Now, I’ve already recognized that this is not a good practice, at least during critical times, and I know that I should do something about this. The first step, of course, would be trying to figure out why I’m like this.

I’m not entirely sure if it’s because of my MBTI because I’m no expert on that and I’ve tried my best not to research too much about it. (I mean, it also creeps me out to discover so much about myself on the internet.) But, I just had this Eureka moment earlier today that being an ISFJ might be related to it since, in one article I read, it said that not saying what they want to say is an ISFJ’s biggest regret.

Okay. I’m going out on a limb here but this is my analysis of the situation.

As a Sensor (I’m making up terms now), I am grounded in the present. I take everything in and everything makes such an impact to me. I’m sensitive to the now, the moments because I can concretize and capture them. This is often why I’m easily overwhelmed by whatever is happening around me and I feel lopsided when things are just too much.

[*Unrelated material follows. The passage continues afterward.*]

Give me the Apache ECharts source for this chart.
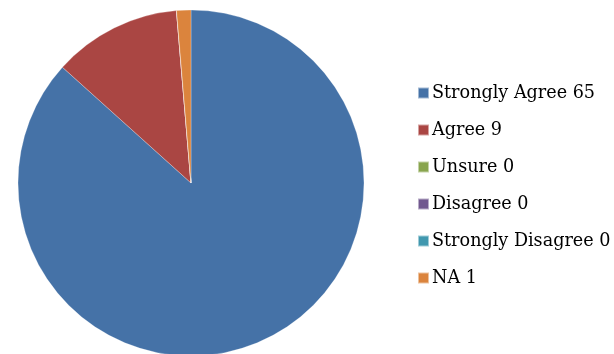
<!DOCTYPE html>
<html>
<head>
<meta charset="utf-8">
<script src="https://cdn.jsdelivr.net/npm/echarts@6/dist/echarts.min.js"></script>
<style>
  html, body { margin: 0; padding: 0; background: #fff; }
  #chart { width: 614px; height: 354px; }
</style>
</head>
<body>
<div id="chart"></div>
<script>
// Survey responses
const categories = ['Strongly Agree', 'Agree', 'Unsure', 'Disagree', 'Strongly Disagree', 'NA'];
const counts = [65, 9, 0, 0, 0, 1];
const colors = ['#4572A7', '#AA4643', '#89A54E', '#71588F', '#4198AF', '#DB843D'];

const chart = echarts.init(document.getElementById('chart'), null, { renderer: 'canvas' });

const pieData = categories.map((name, i) => ({
  name: name,
  value: counts[i],
  itemStyle: { color: colors[i] }
}));

chart.setOption({
  animation: false,
  legend: {
    orient: 'vertical',
    left: 412,
    top: 78,
    itemWidth: 11,
    itemHeight: 11,
    itemGap: 17,
    icon: 'rect',
    data: categories,
    formatter: function (name) {
      return name + ' ' + counts[categories.indexOf(name)];
    },
    textStyle: {
      fontFamily: 'DejaVu Serif',
      fontSize: 17.6,
      color: '#000',
      lineHeight: 20,
      padding: [0, 0, 0, -2]
    }
  },
  series: [{
    type: 'pie',
    center: [191, 183],
    radius: [0, 173],
    startAngle: 90,
    clockwise: true,
    label: { show: false },
    labelLine: { show: false },
    emphasis: { disabled: true },
    itemStyle: { borderColor: 'rgba(255,255,255,0.5)', borderWidth: 0.5 },
    data: pieData
  }]
});
</script>
</body>
</html>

As a Feeler, I am in touch with my emotions. I am easily affected by events and I can easily recognize how the people around me will be affected too.

As a Judger, I have preconceived notions about things which means I’m quick to evaluate people or things around me even before I really get to know them.

Combining all three factors, I realized that my functions make it easy for me to collect so much information about the world and to have opinions about them. I’m a sponge, absorbing everything, letting it overcome me and forming ideas out of them.

But I’m a fairly quiet sponge. I’d like to keep to myself. I will not openly blurt my thoughts. I’m conscious about the discomfort opening up will bring me. (Introvert potato is me. Introvert potato is life.)

Do you see the struggle here? So much input but little output!

(Hence, I write. Writing is my creative outlet.)

Again, I’m not entirely sure about how MBTI-accurate this is. It’s just all subjective, really. (I’m not even considering the SiFe and other functions thingymajeebeez yet.) But it kinda makes sense to me.

Well, that’s all for step one. If you’ve read this, thank you. I have no idea why you did. (In case it isn’t obvious, I just wrote this to overthink. So I really don’t care if I’m listened to. Okayyyyy. Bye.)